As far as the graph goes, you can see that we clearly broke through the bottom of the uptrend defined by the two green lines based upon investors disenchantment with the results of the Fed’s recent meeting.

The good news is that you can see our pink support line definitely held strong. This makes a third retest of the August lows, known as a triple bottom. The chart pattern we are looking for here is called a Triple Bottom Reversal and we won’t know for sure its in place until the market moves higher again and breaks through the resistance at 1205 on the index (you can see that coincides with the blue horizontal line that marked as the 50% retracement of the move from the May highs to the August lows). If we get this, in technical terms this is very positive for the market.

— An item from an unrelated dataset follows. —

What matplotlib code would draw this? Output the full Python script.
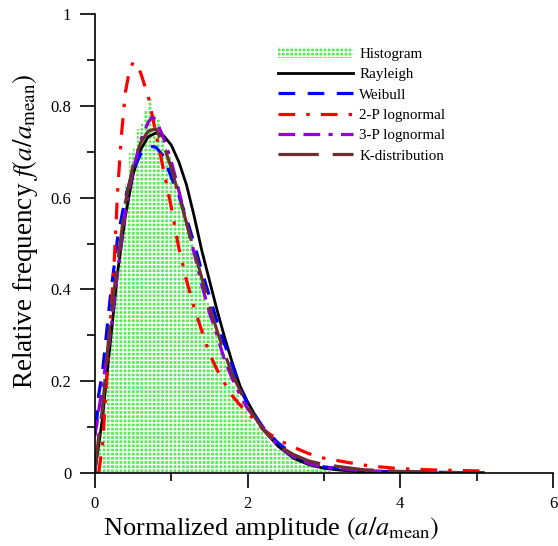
import numpy as np
import matplotlib.pyplot as plt
from matplotlib.ticker import MultipleLocator

plt.rcParams['font.family'] = 'Liberation Serif'
plt.rcParams['mathtext.fontset'] = 'stix'
plt.rcParams['lines.scale_dashes'] = False
plt.rcParams['hatch.linewidth'] = 1.0

# histogram: left edges of bins (width 0.05) and heights
bin_left = np.arange(0, 3.1, 0.05)
hist_h = [0.03, 0.09, 0.17, 0.25, 0.33, 0.41, 0.48, 0.56, 0.63, 0.70,
          0.71, 0.75, 0.76, 0.79, 0.82, 0.78, 0.77, 0.74, 0.71, 0.69,
          0.66, 0.63, 0.60, 0.57, 0.53, 0.50, 0.47, 0.43, 0.40, 0.37,
          0.34, 0.31, 0.29, 0.26, 0.24, 0.21, 0.19, 0.17, 0.155, 0.14,
          0.125, 0.11, 0.10, 0.088, 0.078, 0.07, 0.062, 0.055, 0.05, 0.045,
          0.04, 0.035, 0.03, 0.027, 0.023, 0.02, 0.017, 0.014, 0.011, 0.008,
          0.006, 0.004]

ray_x = [0, 0.1, 0.2, 0.3, 0.4, 0.5, 0.6, 0.7, 0.8, 0.9, 1.0, 1.1, 1.2, 1.3, 1.4,
         1.5, 1.6, 1.7, 1.8, 1.9, 2.0, 2.2, 2.4, 2.6, 2.8, 3.0, 3.2, 3.5, 4.0]
ray_y = [0, 0.12, 0.28, 0.44, 0.56, 0.65, 0.705, 0.733, 0.741, 0.735, 0.715, 0.678,
         0.628, 0.56, 0.485, 0.42, 0.355, 0.295, 0.24, 0.19, 0.155, 0.095, 0.058,
         0.032, 0.018, 0.01, 0.006, 0.002, 0.0]

wei_x = [0.02, 0.05, 0.1, 0.2, 0.3, 0.4, 0.5, 0.6, 0.7, 0.8, 0.9, 1.0, 1.1, 1.2, 1.3,
         1.4, 1.5, 1.6, 1.7, 1.8, 1.9, 2.0, 2.2, 2.4, 2.6, 2.8, 3.0, 3.5, 4.0, 4.5, 5.2]
wei_y = [0.10, 0.17, 0.22, 0.38, 0.515, 0.60, 0.66, 0.695, 0.713, 0.71, 0.69, 0.645,
         0.605, 0.555, 0.50, 0.44, 0.385, 0.33, 0.28, 0.235, 0.185, 0.15, 0.10, 0.065,
         0.04, 0.022, 0.013, 0.004, 0.002, 0.001, 0.0]

ln2_x = [0.05, 0.1, 0.15, 0.2, 0.25, 0.3, 0.35, 0.4, 0.45, 0.5, 0.55, 0.6, 0.7, 0.8,
         0.9, 1.0, 1.1, 1.2, 1.3, 1.4, 1.5, 1.6, 1.7, 1.8, 1.9, 2.0, 2.2, 2.4, 2.6,
         2.8, 3.0, 3.3, 3.6, 4.0, 4.5, 5.1]
ln2_y = [0.0, 0.06, 0.19, 0.32, 0.45, 0.62, 0.74, 0.83, 0.875, 0.895, 0.89, 0.872,
         0.82, 0.74, 0.66, 0.58, 0.49, 0.42, 0.36, 0.31, 0.26, 0.225, 0.195, 0.168,
         0.148, 0.132, 0.095, 0.072, 0.056, 0.042, 0.032, 0.023, 0.015, 0.009,
         0.006, 0.004]

ln3_x = [0.0, 0.1, 0.2, 0.3, 0.4, 0.5, 0.6, 0.7, 0.75, 0.8, 0.9, 1.0, 1.1, 1.2, 1.3,
         1.4, 1.5, 1.6, 1.7, 1.8, 1.9, 2.0, 2.2, 2.4, 2.6, 2.8, 3.0, 3.5, 4.0, 4.5]
ln3_y = [0.08, 0.19, 0.30, 0.44, 0.57, 0.66, 0.725, 0.765, 0.775, 0.77, 0.73, 0.68,
         0.615, 0.545, 0.48, 0.41, 0.35, 0.30, 0.245, 0.205, 0.17, 0.14, 0.098,
         0.058, 0.035, 0.02, 0.012, 0.005, 0.002, 0.0]

k_x = [0.0, 0.05, 0.1, 0.2, 0.3, 0.4, 0.5, 0.6, 0.7, 0.8, 0.9, 1.0, 1.1, 1.2, 1.3,
       1.4, 1.5, 1.6, 1.7, 1.8, 1.9, 2.0, 2.2, 2.4, 2.6, 2.8, 3.0, 3.5, 4.0, 4.5, 5.2]
k_y = [0.0, 0.08, 0.14, 0.33, 0.46, 0.59, 0.67, 0.72, 0.745, 0.75, 0.715, 0.665,
       0.605, 0.545, 0.485, 0.425, 0.365, 0.31, 0.26, 0.215, 0.18, 0.145, 0.095,
       0.06, 0.04, 0.026, 0.018, 0.007, 0.003, 0.001, 0.0]

fig = plt.figure(figsize=(5.58, 5.46), dpi=100)
ax = fig.add_axes([0.170, 0.134, 0.821, 0.840])

bars = ax.bar(bin_left, hist_h, width=0.05, align='edge', facecolor='#55ee55',
              edgecolor='white', hatch='++++', linewidth=0, label='Histogram')
l1, = ax.plot(ray_x, ray_y, color='black', lw=2.0, label='Rayleigh')
l2, = ax.plot(wei_x, wei_y, color='#0000ff', lw=2.3, dashes=(12, 9),
              label='Weibull')
l3, = ax.plot(ln2_x, ln2_y, color='#ff0000', lw=2.3, dashes=(12, 8, 2.5, 8),
              label='2-P lognormal')
l4, = ax.plot(ln3_x, ln3_y, color='#9400d3', lw=2.3,
              dashes=(12, 6, 12, 6, 3, 6), label='3-P lognormal')
l5, = ax.plot(k_x, k_y, color='#6b3030', lw=2.3, dashes=(29, 10),
              label='K-distribution')

ax.set_xlim(0, 6)
ax.set_ylim(0, 1)
ax.xaxis.set_major_locator(MultipleLocator(2))
ax.xaxis.set_minor_locator(MultipleLocator(1))
ax.yaxis.set_minor_locator(MultipleLocator(0.1))
ax.set_yticks([0, 0.2, 0.4, 0.6, 0.8, 1.0])
ax.set_yticklabels(['0', '0.2', '0.4', '0.6', '0.8', '1'])
ax.spines['top'].set_visible(False)
ax.spines['right'].set_visible(False)
ax.spines['left'].set_linewidth(1.2)
ax.spines['bottom'].set_linewidth(1.2)
ax.tick_params(which='major', direction='out', length=11, width=1.2,
               labelsize=12)
ax.tick_params(axis='y', which='major', pad=6)
ax.tick_params(axis='x', which='major', pad=6)
ax.tick_params(which='minor', direction='out', length=5.5, width=1.2)

ax.set_xlabel(r'Normalized amplitude $(a/a_{\rm mean})$', fontsize=19)
ax.set_ylabel(r'Relative frequency $f(a/a_{\rm mean})$', fontsize=19.5)
ax.xaxis.set_label_coords(0.386, -0.093)
ax.yaxis.set_label_coords(-0.12, 0.527)

ax.legend(handles=[bars, l1, l2, l3, l4, l5], loc='upper left',
          bbox_to_anchor=(0.40, 0.928), frameon=False, fontsize=10.8,
          handlelength=5.0, handletextpad=0.4, labelspacing=0.46,
          borderpad=0, borderaxespad=0)

fig.savefig('out.png', dpi=100)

For what its worth, what we have going for us is that we are about three weeks away from earnings season – and I believe you will see a positive earnings season with many surprises to the upside (maybe not of the magnitude of the past two quarters, but still nicely positive). This could be the catalyst to move the market higher and into the target zone defined by the pink box and complete the Triple Bottom Reversal pattern.

Given the estimates for worldwide economic growth being reduced I have lowered our target level just a bit for the market between now and year-end. I think there are still enough positives out there based upon the statements from Nike and other corporations seeing growing business worldwide that we will see positive GDP growth in the US and the developing world, which should be enough to keep things moving forward.